As a longtime Chrome user, I just switched to Firefox because of this. Everything seems fine so far. I just wish Mozilla would invest some time to polish the UI a little – it feels a bit dated and rough.
Mostly that FF has ~36k extensions (January 2024) [1] and Chrome has ~112k (June 2024) [2].
[No doubt, total count of extensions isn't the most important number and there's a long tail in both counts of very small user bases, but this paints the ~3x picture in a broad stroke.]
Of course, since FF migrated to WebExtensions in 2017, theoretically most Chrome extensions can be ported to FF with minimal changes [3] — practically speaking though, not all of the big ones actually have, or the FF equivalents to some of the most useful Chrome extensions are far less polished.
And also, if you're developing front end web apps for normal end users, most are still on Chrome... over the years, I've experienced an unfortunate number of sites that should work across Chrome/FF/Safari actually break because of things like the developers not even testing in browsers besides Chrome given its dominance. I'm not encouraging that by any means, but the reality is that it still happens.
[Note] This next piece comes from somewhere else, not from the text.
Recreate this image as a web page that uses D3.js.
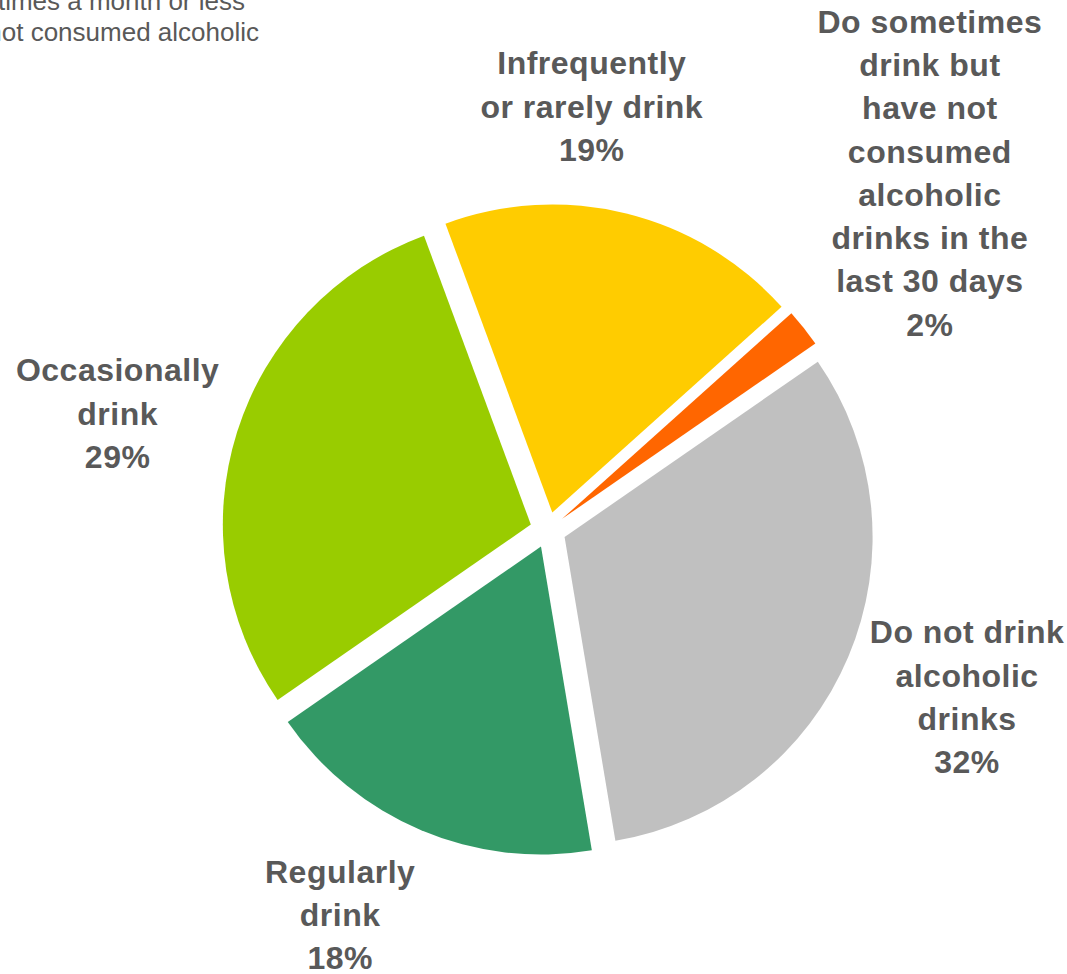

Visually Chrome now look more like Firefox, really, thin tabs with declining borders have been substituted by thicker one with vertical border. Practically if feel faster on the same iron, and it's more rigid in user UI change, for instance you can't have Tab Center reborn and hide the tab-bar because you are on a large screen and you like to been able to read comfy all tabs...
For the rest... They are essentially equivalent even if under the hood there are many differences.